Reproduce the listing below exactly. Pictures do not belong in the copy.

• _SUPPLIED DATA_:
◇ ◇ ◇ ◇
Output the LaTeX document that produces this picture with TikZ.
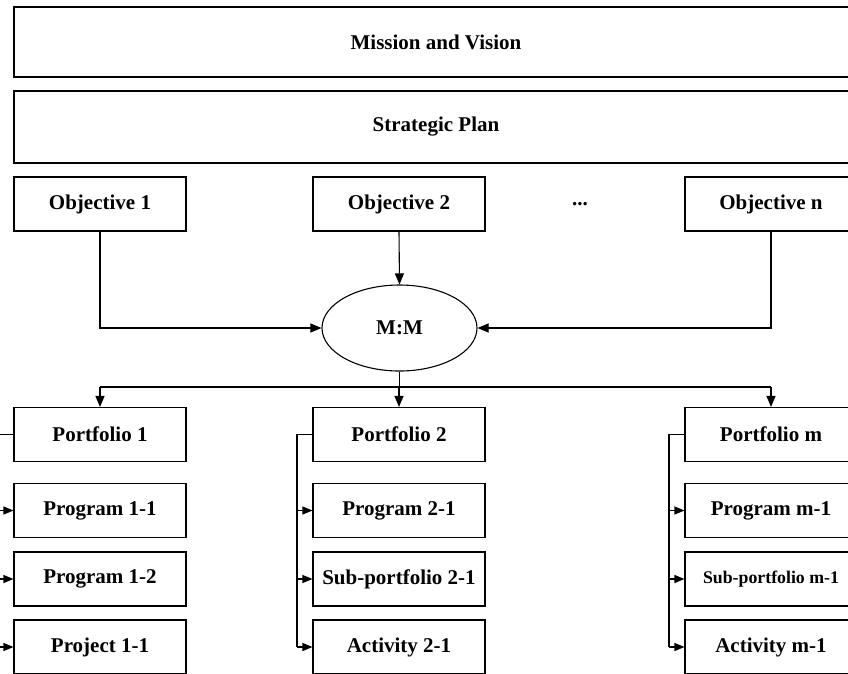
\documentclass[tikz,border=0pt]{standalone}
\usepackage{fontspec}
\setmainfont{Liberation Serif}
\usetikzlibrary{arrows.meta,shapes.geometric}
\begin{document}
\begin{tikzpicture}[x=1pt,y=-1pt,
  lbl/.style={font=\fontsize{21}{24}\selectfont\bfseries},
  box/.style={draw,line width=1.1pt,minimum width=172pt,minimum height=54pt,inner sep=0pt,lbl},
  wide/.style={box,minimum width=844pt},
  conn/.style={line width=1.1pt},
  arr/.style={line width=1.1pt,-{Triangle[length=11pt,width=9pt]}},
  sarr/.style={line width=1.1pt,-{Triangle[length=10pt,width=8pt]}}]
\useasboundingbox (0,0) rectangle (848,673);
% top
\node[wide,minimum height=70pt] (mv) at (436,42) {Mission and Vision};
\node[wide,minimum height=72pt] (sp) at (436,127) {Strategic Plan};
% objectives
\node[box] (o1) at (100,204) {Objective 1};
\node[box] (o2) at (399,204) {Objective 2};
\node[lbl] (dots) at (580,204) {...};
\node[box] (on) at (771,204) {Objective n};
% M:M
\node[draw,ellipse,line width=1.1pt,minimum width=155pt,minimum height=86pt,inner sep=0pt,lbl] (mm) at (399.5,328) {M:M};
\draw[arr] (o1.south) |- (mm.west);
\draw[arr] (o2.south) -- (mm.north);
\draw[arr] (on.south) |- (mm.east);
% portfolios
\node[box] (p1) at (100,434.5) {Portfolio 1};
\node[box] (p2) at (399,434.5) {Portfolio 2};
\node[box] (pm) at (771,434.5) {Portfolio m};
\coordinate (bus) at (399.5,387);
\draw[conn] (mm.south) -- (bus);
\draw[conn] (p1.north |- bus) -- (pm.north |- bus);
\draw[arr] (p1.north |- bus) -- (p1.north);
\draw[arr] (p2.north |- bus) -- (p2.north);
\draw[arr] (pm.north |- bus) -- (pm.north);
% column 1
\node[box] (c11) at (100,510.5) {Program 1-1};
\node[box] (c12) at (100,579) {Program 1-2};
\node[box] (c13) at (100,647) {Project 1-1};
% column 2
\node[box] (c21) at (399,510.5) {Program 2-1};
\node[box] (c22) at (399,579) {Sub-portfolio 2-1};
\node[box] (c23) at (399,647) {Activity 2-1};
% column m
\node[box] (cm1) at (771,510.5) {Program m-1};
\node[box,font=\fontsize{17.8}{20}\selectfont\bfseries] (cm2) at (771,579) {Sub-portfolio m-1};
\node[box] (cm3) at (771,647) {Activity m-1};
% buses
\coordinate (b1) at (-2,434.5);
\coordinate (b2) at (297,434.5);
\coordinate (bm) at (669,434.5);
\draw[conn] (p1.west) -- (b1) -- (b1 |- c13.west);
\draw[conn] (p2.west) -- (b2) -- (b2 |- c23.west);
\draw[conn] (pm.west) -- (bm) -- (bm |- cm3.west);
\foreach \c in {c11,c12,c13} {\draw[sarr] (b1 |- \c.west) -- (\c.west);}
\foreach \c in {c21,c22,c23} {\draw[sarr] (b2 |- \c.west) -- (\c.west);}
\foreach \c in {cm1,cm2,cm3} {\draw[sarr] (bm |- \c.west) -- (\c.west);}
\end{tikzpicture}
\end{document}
◇ ◇ ◇ ◇
• _COMPLETED EXERCISE_:
Output the LaTeX document that produces this picture with TikZ.
\documentclass[tikz,border=0pt]{standalone}
\usepackage{fontspec}
\setmainfont{Liberation Serif}
\usetikzlibrary{arrows.meta,shapes.geometric}
\begin{document}
\begin{tikzpicture}[x=1pt,y=-1pt,
  lbl/.style={font=\fontsize{21}{24}\selectfont\bfseries},
  box/.style={draw,line width=1.1pt,minimum width=172pt,minimum height=54pt,inner sep=0pt,lbl},
  wide/.style={box,minimum width=844pt},
  conn/.style={line width=1.1pt},
  arr/.style={line width=1.1pt,-{Triangle[length=11pt,width=9pt]}},
  sarr/.style={line width=1.1pt,-{Triangle[length=10pt,width=8pt]}}]
\useasboundingbox (0,0) rectangle (848,673);
% top
\node[wide,minimum height=70pt] (mv) at (436,42) {Mission and Vision};
\node[wide,minimum height=72pt] (sp) at (436,127) {Strategic Plan};
% objectives
\node[box] (o1) at (100,204) {Objective 1};
\node[box] (o2) at (399,204) {Objective 2};
\node[lbl] (dots) at (580,204) {...};
\node[box] (on) at (771,204) {Objective n};
% M:M
\node[draw,ellipse,line width=1.1pt,minimum width=155pt,minimum height=86pt,inner sep=0pt,lbl] (mm) at (399.5,328) {M:M};
\draw[arr] (o1.south) |- (mm.west);
\draw[arr] (o2.south) -- (mm.north);
\draw[arr] (on.south) |- (mm.east);
% portfolios
\node[box] (p1) at (100,434.5) {Portfolio 1};
\node[box] (p2) at (399,434.5) {Portfolio 2};
\node[box] (pm) at (771,434.5) {Portfolio m};
\coordinate (bus) at (399.5,387);
\draw[conn] (mm.south) -- (bus);
\draw[conn] (p1.north |- bus) -- (pm.north |- bus);
\draw[arr] (p1.north |- bus) -- (p1.north);
\draw[arr] (p2.north |- bus) -- (p2.north);
\draw[arr] (pm.north |- bus) -- (pm.north);
% column 1
\node[box] (c11) at (100,510.5) {Program 1-1};
\node[box] (c12) at (100,579) {Program 1-2};
\node[box] (c13) at (100,647) {Project 1-1};
% column 2
\node[box] (c21) at (399,510.5) {Program 2-1};
\node[box] (c22) at (399,579) {Sub-portfolio 2-1};
\node[box] (c23) at (399,647) {Activity 2-1};
% column m
\node[box] (cm1) at (771,510.5) {Program m-1};
\node[box,font=\fontsize{17.8}{20}\selectfont\bfseries] (cm2) at (771,579) {Sub-portfolio m-1};
\node[box] (cm3) at (771,647) {Activity m-1};
% buses
\coordinate (b1) at (-2,434.5);
\coordinate (b2) at (297,434.5);
\coordinate (bm) at (669,434.5);
\draw[conn] (p1.west) -- (b1) -- (b1 |- c13.west);
\draw[conn] (p2.west) -- (b2) -- (b2 |- c23.west);
\draw[conn] (pm.west) -- (bm) -- (bm |- cm3.west);
\foreach \c in {c11,c12,c13} {\draw[sarr] (b1 |- \c.west) -- (\c.west);}
\foreach \c in {c21,c22,c23} {\draw[sarr] (b2 |- \c.west) -- (\c.west);}
\foreach \c in {cm1,cm2,cm3} {\draw[sarr] (bm |- \c.west) -- (\c.west);}
\end{tikzpicture}
\end{document}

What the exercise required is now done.